Central Limit Theorem
Classical CLT: If $X_1, \ldots, X_n$ iid with $E[X] = \mu$, $Var(X) = \sigma^2 < \infty$: $$\sqrt{n}(\bar{X}_n - \mu) \xrightarrow{d} N(0, \sigma^2)$$
Lindeberg-Feller CLT: For triangular arrays with: $$\sum_{i=1}^n E[X_{ni}^2 \mathbf{1}(|X_{ni}| > \epsilon)] \to 0 \quad \forall \epsilon > 0$$
Multivariate CLT: $$\sqrt{n}(\bar{X}_n - \mu) \xrightarrow{d} N(0, \Sigma)$$
Slutsky's Theorem
If $X_n \xrightarrow{d} X$ and $Y_n \xrightarrow{p} c$ (constant):
- $X_n + Y_n \xrightarrow{d} X + c$
- $X_n Y_n \xrightarrow{d} cX$
- $X_n/Y_n \xrightarrow{d} X/c$ (if $c \neq 0$)
Continuous Mapping Theorem
If $X_n \xrightarrow{d} X$ and $g$ continuous: $$g(X_n) \xrightarrow{d} g(X)$$
Delta Method
If $\sqrt{n}(\hat{\theta}_n - \theta_0) \xrightarrow{d} N(0, V)$ and $g$ differentiable at $\theta_0$: $$\sqrt{n}(g(\hat{\theta}_n) - g(\theta_0)) \xrightarrow{d} N(0, g'(\theta_0)^\top V g'(\theta_0))$$
Multivariate: Replace $g'(\theta_0)$ with Jacobian matrix.
M-Estimation Theory
Setup
Estimator $\hat{\theta}_n$ solves: $$\hat{\theta}n = \arg\max{\theta \in \Theta} M_n(\theta)$$
where $M_n(\theta) = n^{-1} \sum_{i=1}^n m(O_i; \theta)$
Consistency Conditions
- Uniform convergence: $\sup_\theta |M_n(\theta) - M(\theta)| \xrightarrow{p} 0$
- Identification: $M(\theta)$ uniquely maximized at $\theta_0$
- Compactness: $\Theta$ compact (or identification at distance from boundary)
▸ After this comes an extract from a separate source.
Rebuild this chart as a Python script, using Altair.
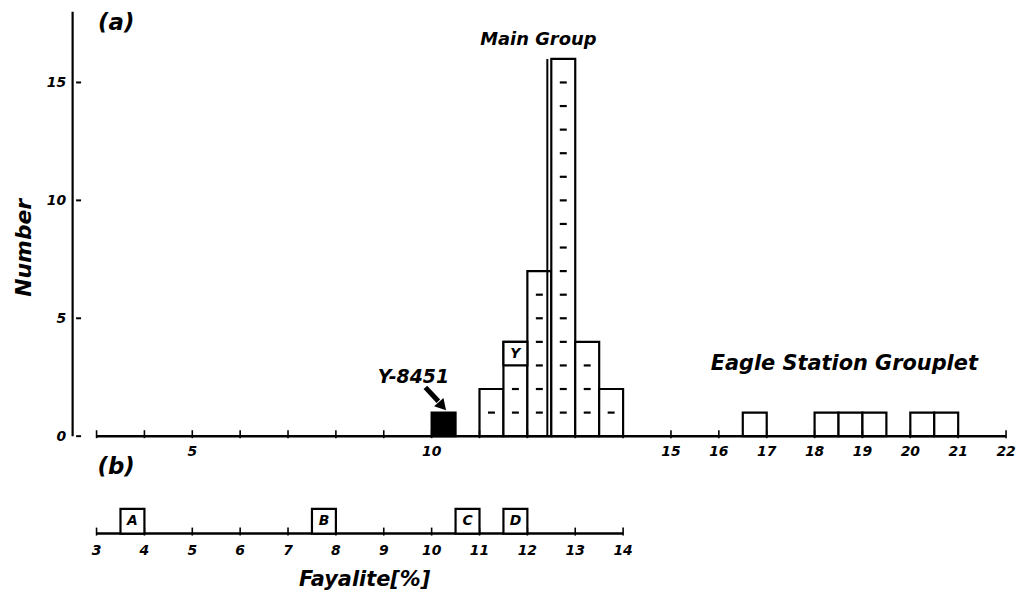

Result: $\hat{\theta}_n \xrightarrow{p} \theta_0$
Asymptotic Normality Conditions
- $\theta_0$ interior point of $\Theta$
- $M(\theta)$ twice differentiable at $\theta_0$
- $\ddot{M}(\theta_0)$ non-singular
- $\sqrt{n} \dot{M}_n(\theta_0) \xrightarrow{d} N(0, V)$
Result: $$\sqrt{n}(\hat{\theta}_n - \theta_0) \xrightarrow{d} N(0, [-\ddot{M}(\theta_0)]^{-1} V [-\ddot{M}(\theta_0)]^{-1})$$
Standard Errors
Sandwich estimator: $$\hat{V} = \hat{A}^{-1} \hat{B} \hat{A}^{-1}$$
where:
- $\hat{A} = -n^{-1} \sum_i \ddot{m}(O_i; \hat{\theta}_n)$ (Hessian)
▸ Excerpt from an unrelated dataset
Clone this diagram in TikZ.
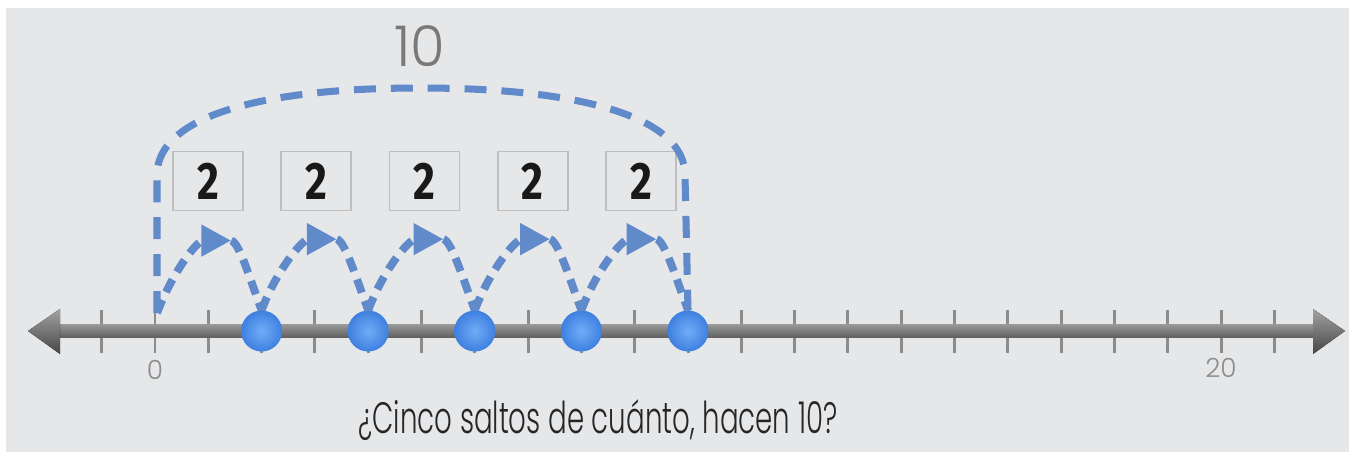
\documentclass[tikz,border=0pt]{standalone}
\usepackage{fontspec}
\setmainfont{Poppins Light}
\newfontfamily\narrowfont{Poppins Light}[FakeStretch=0.63]
\newfontfamily\numfont{Fira Sans}[FakeStretch=0.8]
\usetikzlibrary{%
  arrows.meta,%
  positioning,%
  calc%
}
\definecolor{bggray}{RGB}{230,231,233}
\definecolor{jumpblue}{RGB}{96,138,202}
\definecolor{dotblue}{RGB}{62,128,224}
\definecolor{dotlight}{RGB}{112,172,246}
\definecolor{tickgray}{RGB}{140,140,140}
\definecolor{boxgray}{RGB}{190,190,190}
\definecolor{shafttop}{RGB}{152,152,152}
\definecolor{shaftbot}{RGB}{96,96,96}
\definecolor{headtop}{RGB}{162,162,162}
\definecolor{headbot}{RGB}{70,70,70}
\tikzset{
  jump/.style={draw=jumpblue, line width=4.5pt, dash pattern=on 8pt off 5pt},
  jumptip/.style={jump, -{Triangle[length=0.6cm,width=0.6cm]}},
  total/.style={draw=jumpblue, line width=4pt, dash pattern=on 12.5pt off 8.5pt},
  dot/.style={circle, minimum size=0.82cm, inner sep=0pt,
    inner color=dotlight, outer color=dotblue},
  numbox/.style={draw=boxgray, line width=1.1pt, minimum width=1.4cm,
    minimum height=1.18cm, inner sep=0pt, text=black!90,
    font=\numfont\bfseries\fontsize{30}{30}\selectfont},
  ticklab/.style={text=tickgray, font=\fontsize{15}{17}\selectfont}
}
\begin{document}
\begin{tikzpicture}[x=0.02cm, y=0.02cm]
\useasboundingbox (0,0) rectangle (1349,-452);
\fill[white] (0,0) rectangle (1349,-452);
\fill[bggray] (6,-8) rectangle (1349,-452);

\foreach \k in {-1,...,21} {
  \draw[tickgray, line width=1.7pt] (155+53.3*\k,-310) -- (155+53.3*\k,-353);
}
\fill[top color=shafttop, bottom color=shaftbot] (60,-324.5) rectangle (1313,-337.5);
\fill[top color=headtop, bottom color=headbot] (28,-331) -- (60,-309) -- (60,-354) -- cycle;
\fill[top color=headtop, bottom color=headbot] (1345,-331) -- (1313,-309) -- (1313,-354) -- cycle;

\node[ticklab] (t0) at (155,-370) {0};
\node[ticklab] (t20) at (1221,-368) {20};

\foreach \i in {1,...,5} {
  \node[dot] (pt\i) at (155+106.6*\i,-331) {};
  \node[numbox] (b\i) at (208+108.25*\i-108.25,-181) {2};
}
\coordinate (z) at (157,-313);

\foreach \a/\b [count=\i] in {z/pt1, pt1.north/pt2, pt2.north/pt3, pt3.north/pt4, pt4.north/pt5} {
  \coordinate (top\i) at ($(\a)!0.5!(\b.north)+(22,71)$);
  \draw[jumptip] (\a) .. controls +(16,42) and +(-34,0) .. (top\i);
  \draw[jump] (top\i) .. controls +(8,-2) and +(-12,32) .. (\b.north);
}

\draw[total] (z) -- (157,-175) .. controls (157,-120) and (250,-88) .. (420,-88)
  .. controls (590,-88) and (685,-120) .. (685,-175) -- (pt5.north);

\node[text=gray!95!black, font=\fontsize{32}{32}\selectfont] (ten) at (420,-46) {10};
\node[text=black!85, font=\narrowfont\fontsize{25}{27}\selectfont] (q) at (598,-420)
  {¿Cinco saltos de cuánto, hacen 10?};
\end{tikzpicture}
\end{document}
- $\hat{B} = n^{-1} \sum_i \dot{m}(O_i; \hat{\theta}_n) \dot{m}(O_i; \hat{\theta}_n)^\top$ (outer product)
Influence Functions
Definition
The influence function of a functional $T(P)$ at distribution $P$ is: $$\phi(o) = \lim_{\epsilon \to 0} \frac{T((1-\epsilon)P + \epsilon \delta_o) - T(P)}{\epsilon}$$
where $\delta_o$ is point mass at $o$.
Properties
- Mean zero: $E_P[\phi(O)] = 0$
- Variance = asymptotic variance: If $\sqrt{n}(\hat{T}_n - T) \xrightarrow{d} N(0, V)$, then $V = E[\phi(O)^2]$
- Linearization: $\sqrt{n}(\hat{T}_n - T) = \sqrt{n} \mathbb{P}_n[\phi] + o_p(1)$
Examples
| Functional | Influence Function |
|---|---|
| Mean $E[Y]$ | $\phi(y) = y - E[Y]$ |
| Variance $Var(Y)$ | $\phi(y) = (y - \mu)^2 - \sigma^2$ |
| Quantile $Q_p$ | $\phi(y) = \frac{p - \mathbf{1}(y \leq Q_p)}{f(Q_p)}$ |
| Regression coefficient | $\phi = (X^\top X)^{-1} X(Y - X^\top\beta)$ |
Deriving Influence Functions
Method 1: Gateaux derivative (definition)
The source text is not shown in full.